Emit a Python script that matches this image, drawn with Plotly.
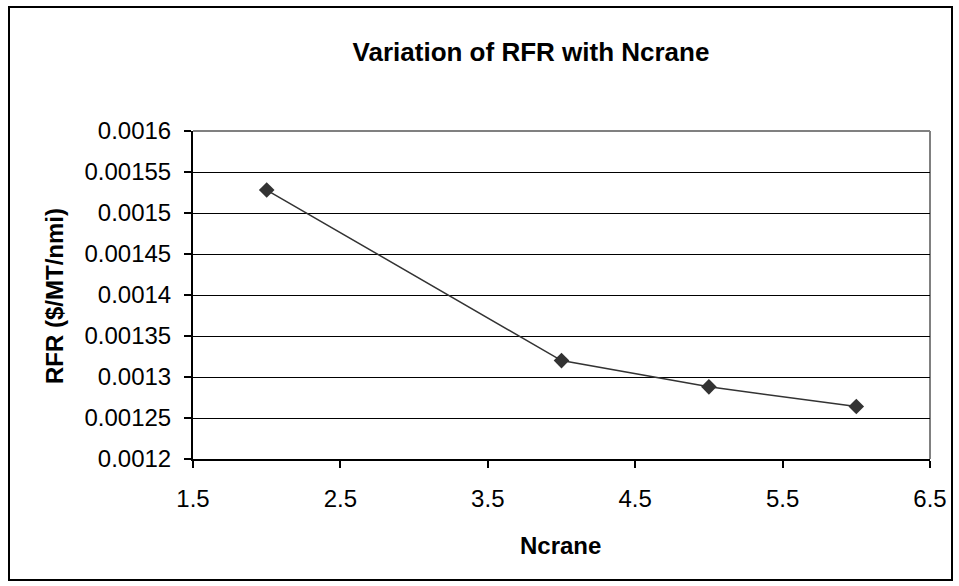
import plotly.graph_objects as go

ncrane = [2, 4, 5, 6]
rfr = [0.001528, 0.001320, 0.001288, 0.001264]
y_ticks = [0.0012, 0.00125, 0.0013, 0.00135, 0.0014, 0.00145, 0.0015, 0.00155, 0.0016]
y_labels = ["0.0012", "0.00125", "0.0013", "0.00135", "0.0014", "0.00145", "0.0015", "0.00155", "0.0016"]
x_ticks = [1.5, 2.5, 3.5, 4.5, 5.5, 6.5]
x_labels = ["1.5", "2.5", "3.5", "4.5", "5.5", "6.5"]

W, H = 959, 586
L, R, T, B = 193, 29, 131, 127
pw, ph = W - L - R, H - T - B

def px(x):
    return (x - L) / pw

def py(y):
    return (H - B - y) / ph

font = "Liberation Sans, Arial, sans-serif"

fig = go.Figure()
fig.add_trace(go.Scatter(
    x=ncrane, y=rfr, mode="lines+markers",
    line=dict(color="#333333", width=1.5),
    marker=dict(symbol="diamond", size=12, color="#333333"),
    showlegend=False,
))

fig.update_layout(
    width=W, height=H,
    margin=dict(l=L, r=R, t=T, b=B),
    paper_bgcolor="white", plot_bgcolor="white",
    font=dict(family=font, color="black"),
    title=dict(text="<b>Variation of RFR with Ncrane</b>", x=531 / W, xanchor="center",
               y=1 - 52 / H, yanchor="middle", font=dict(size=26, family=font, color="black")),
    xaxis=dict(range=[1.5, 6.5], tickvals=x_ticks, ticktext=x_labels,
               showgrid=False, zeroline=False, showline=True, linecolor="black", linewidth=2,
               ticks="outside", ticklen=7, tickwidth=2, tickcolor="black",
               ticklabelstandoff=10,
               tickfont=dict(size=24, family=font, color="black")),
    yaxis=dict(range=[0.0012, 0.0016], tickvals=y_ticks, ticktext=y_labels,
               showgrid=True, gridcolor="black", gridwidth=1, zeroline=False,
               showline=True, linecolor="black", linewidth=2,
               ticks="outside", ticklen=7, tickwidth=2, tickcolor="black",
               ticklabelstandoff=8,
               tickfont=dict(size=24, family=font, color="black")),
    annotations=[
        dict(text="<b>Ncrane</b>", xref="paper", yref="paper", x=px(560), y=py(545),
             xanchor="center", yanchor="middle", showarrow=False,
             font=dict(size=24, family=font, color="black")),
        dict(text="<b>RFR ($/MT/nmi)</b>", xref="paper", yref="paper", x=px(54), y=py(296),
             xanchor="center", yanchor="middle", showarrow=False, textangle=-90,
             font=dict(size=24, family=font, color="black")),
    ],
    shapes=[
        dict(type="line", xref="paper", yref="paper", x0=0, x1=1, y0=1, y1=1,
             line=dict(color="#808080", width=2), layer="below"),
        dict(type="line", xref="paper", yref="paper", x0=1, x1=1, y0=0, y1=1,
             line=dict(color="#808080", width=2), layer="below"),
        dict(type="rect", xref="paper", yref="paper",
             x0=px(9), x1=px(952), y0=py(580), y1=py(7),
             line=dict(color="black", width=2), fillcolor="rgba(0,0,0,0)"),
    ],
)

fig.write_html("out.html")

EXERCISE PROMPT:
Return the listing above in full and without alteration, excluding its pictures.

EXERCISE RESPONSE:
Emit a Python script that matches this image, drawn with Plotly.
import plotly.graph_objects as go

ncrane = [2, 4, 5, 6]
rfr = [0.001528, 0.001320, 0.001288, 0.001264]
y_ticks = [0.0012, 0.00125, 0.0013, 0.00135, 0.0014, 0.00145, 0.0015, 0.00155, 0.0016]
y_labels = ["0.0012", "0.00125", "0.0013", "0.00135", "0.0014", "0.00145", "0.0015", "0.00155", "0.0016"]
x_ticks = [1.5, 2.5, 3.5, 4.5, 5.5, 6.5]
x_labels = ["1.5", "2.5", "3.5", "4.5", "5.5", "6.5"]

W, H = 959, 586
L, R, T, B = 193, 29, 131, 127
pw, ph = W - L - R, H - T - B

def px(x):
    return (x - L) / pw

def py(y):
    return (H - B - y) / ph

font = "Liberation Sans, Arial, sans-serif"

fig = go.Figure()
fig.add_trace(go.Scatter(
    x=ncrane, y=rfr, mode="lines+markers",
    line=dict(color="#333333", width=1.5),
    marker=dict(symbol="diamond", size=12, color="#333333"),
    showlegend=False,
))

fig.update_layout(
    width=W, height=H,
    margin=dict(l=L, r=R, t=T, b=B),
    paper_bgcolor="white", plot_bgcolor="white",
    font=dict(family=font, color="black"),
    title=dict(text="<b>Variation of RFR with Ncrane</b>", x=531 / W, xanchor="center",
               y=1 - 52 / H, yanchor="middle", font=dict(size=26, family=font, color="black")),
    xaxis=dict(range=[1.5, 6.5], tickvals=x_ticks, ticktext=x_labels,
               showgrid=False, zeroline=False, showline=True, linecolor="black", linewidth=2,
               ticks="outside", ticklen=7, tickwidth=2, tickcolor="black",
               ticklabelstandoff=10,
               tickfont=dict(size=24, family=font, color="black")),
    yaxis=dict(range=[0.0012, 0.0016], tickvals=y_ticks, ticktext=y_labels,
               showgrid=True, gridcolor="black", gridwidth=1, zeroline=False,
               showline=True, linecolor="black", linewidth=2,
               ticks="outside", ticklen=7, tickwidth=2, tickcolor="black",
               ticklabelstandoff=8,
               tickfont=dict(size=24, family=font, color="black")),
    annotations=[
        dict(text="<b>Ncrane</b>", xref="paper", yref="paper", x=px(560), y=py(545),
             xanchor="center", yanchor="middle", showarrow=False,
             font=dict(size=24, family=font, color="black")),
        dict(text="<b>RFR ($/MT/nmi)</b>", xref="paper", yref="paper", x=px(54), y=py(296),
             xanchor="center", yanchor="middle", showarrow=False, textangle=-90,
             font=dict(size=24, family=font, color="black")),
    ],
    shapes=[
        dict(type="line", xref="paper", yref="paper", x0=0, x1=1, y0=1, y1=1,
             line=dict(color="#808080", width=2), layer="below"),
        dict(type="line", xref="paper", yref="paper", x0=1, x1=1, y0=0, y1=1,
             line=dict(color="#808080", width=2), layer="below"),
        dict(type="rect", xref="paper", yref="paper",
             x0=px(9), x1=px(952), y0=py(580), y1=py(7),
             line=dict(color="black", width=2), fillcolor="rgba(0,0,0,0)"),
    ],
)

fig.write_html("out.html")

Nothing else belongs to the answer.